Des brèches s’ouvrent régulièrement dans les remparts de Langres, qui doivent alors être colmatées (©JHM).

Manque cruel de compétences locales

« Quand la Région tient un projet global, encore faut-il qu’il y ait des entreprises pour le réaliser ». Sauf que le Grand Est manque cruellement de compétences, de sorte qu’il faille aller les chercher en dehors de ses frontières. Inévitablement, c’est un surcoût. La région compte seulement 23 entreprises spécialisées en restauration de MH, une centaine de petites entreprises qui peuvent participer à ces gros chantiers, et 22 professionnels dont le métier entre dans le champ de la restauration.
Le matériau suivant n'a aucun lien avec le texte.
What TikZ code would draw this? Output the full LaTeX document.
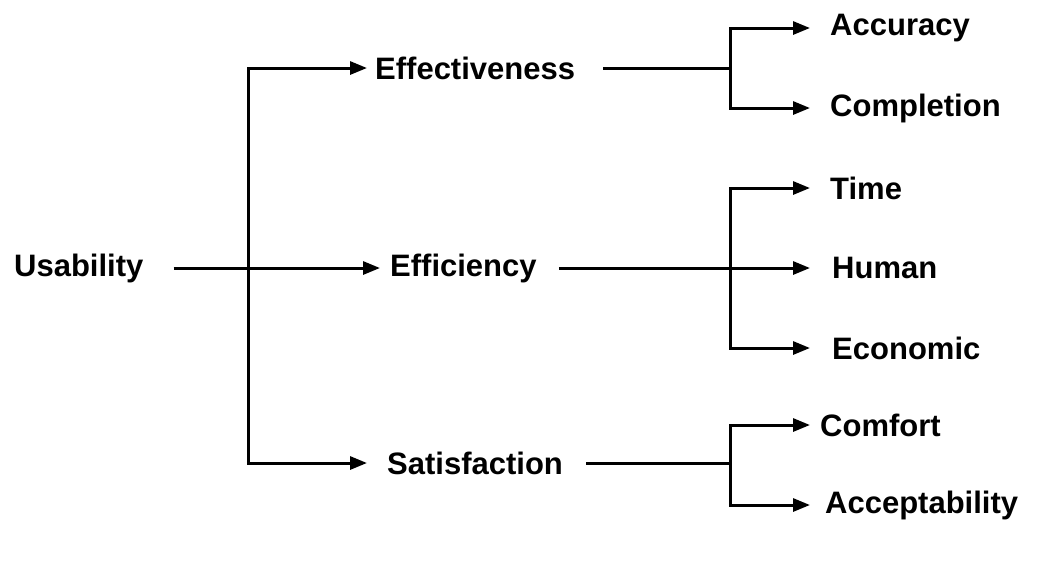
\documentclass[tikz,border=0pt]{standalone}
\usepackage{fontspec}
\setmainfont{Liberation Sans}
\usetikzlibrary{arrows.meta}
\begin{document}
\begin{tikzpicture}[x=1pt,y=-1pt,
  lbl/.style={anchor=west,inner sep=0pt,font=\fontsize{31}{36}\selectfont\bfseries},
  conn/.style={line width=3pt},
  arr/.style={conn,-{Triangle[length=17pt,width=13pt]}}]
\useasboundingbox (0,0) rectangle (1053,563);
\node[lbl] (u) at (14,268) {Usability};
\node[lbl] (e1) at (375,68) {Effectiveness};
\node[lbl] (e2) at (390,268) {Efficiency};
\node[lbl] (e3) at (387,463) {Satisfaction};
\node[lbl] (a1) at (830,28) {Accuracy};
\node[lbl] (a2) at (830,108) {Completion};
\node[lbl] (b1) at (830,188) {Time};
\node[lbl] (b2) at (832,268) {Human};
\node[lbl] (b3) at (832,348) {Economic};
\node[lbl] (c1) at (820,425) {Comfort};
\node[lbl] (c2) at (825,505) {Acceptability};
\coordinate (s0) at (248,268);
\coordinate (s1) at (730,68);
\coordinate (s2) at (730,268);
\coordinate (s3) at (730,463);
\draw[conn] ([xshift=30pt]u.east) -- (s0);
\draw[arr] (s0) -- ([xshift=-10pt]e2.west);
\draw[arr] (s0) |- ([xshift=-8pt]e1.west);
\draw[arr] (s0) |- ([xshift=-20pt]e3.west);
\draw[conn] ([xshift=28pt]e1.east) -- (s1);
\draw[arr] (s1) |- ([xshift=-20pt]a1.west);
\draw[arr] (s1) |- ([xshift=-20pt]a2.west);
\draw[conn] ([xshift=22pt]e2.east) -- (s2);
\draw[arr] (s2) -- ([xshift=-22pt]b2.west);
\draw[arr] (s2) |- ([xshift=-20pt]b1.west);
\draw[arr] (s2) |- ([xshift=-22pt]b3.west);
\draw[conn] ([xshift=23pt]e3.east) -- (s3);
\draw[arr] (s3) |- ([xshift=-10pt]c1.west);
\draw[arr] (s3) |- ([xshift=-15pt]c2.west);
\end{tikzpicture}
\end{document}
De quoi conduire la Région à devoir égalemement porter l’effort sur l’orientation, la formation et le soutien aux entreprises.

Fabienne Ausserre

f.ausserre@jhm.fr

(*) chiffres 2019.

(2) au plan quantitatif, le Grand Est est en tête, à égalité avec l’Occitanie (10 % des MH de France).

Et le petit patrimoine ?

« Si, dans la commission Montagne ruralité patrimoine local et patrimoine paysagerque je préside, ceux qui sollicitent des subventions démontrent qu’ils font eux-mêmes un effort, on les aidera ». Au regard du nombre d’édifices qui méritent que la Région donne un coup de pouce à leur restauration, le départage s’effectue au nom de l’antienne « Aide-toi et le ciel t’aidera ».

Cette commission « de prospective » est nouvellement formée à la Région. « Elle est là pour faire évoluer la politique de la collectivité en matière de patrimoine ». C’est que, si les MH font l’objet de « grands plans », cette commission « cherche à imaginer comment protéger le patrimoine local ». Ces sites précieux « à deux pas de chez soi, qui ne sont pas forcément inventoriés  ». Injustement rangés sous la bannière petit patrimoine, facilement négligé. « Cette commission va également déterminer pourquoi des dossiers sont parfois refusés ».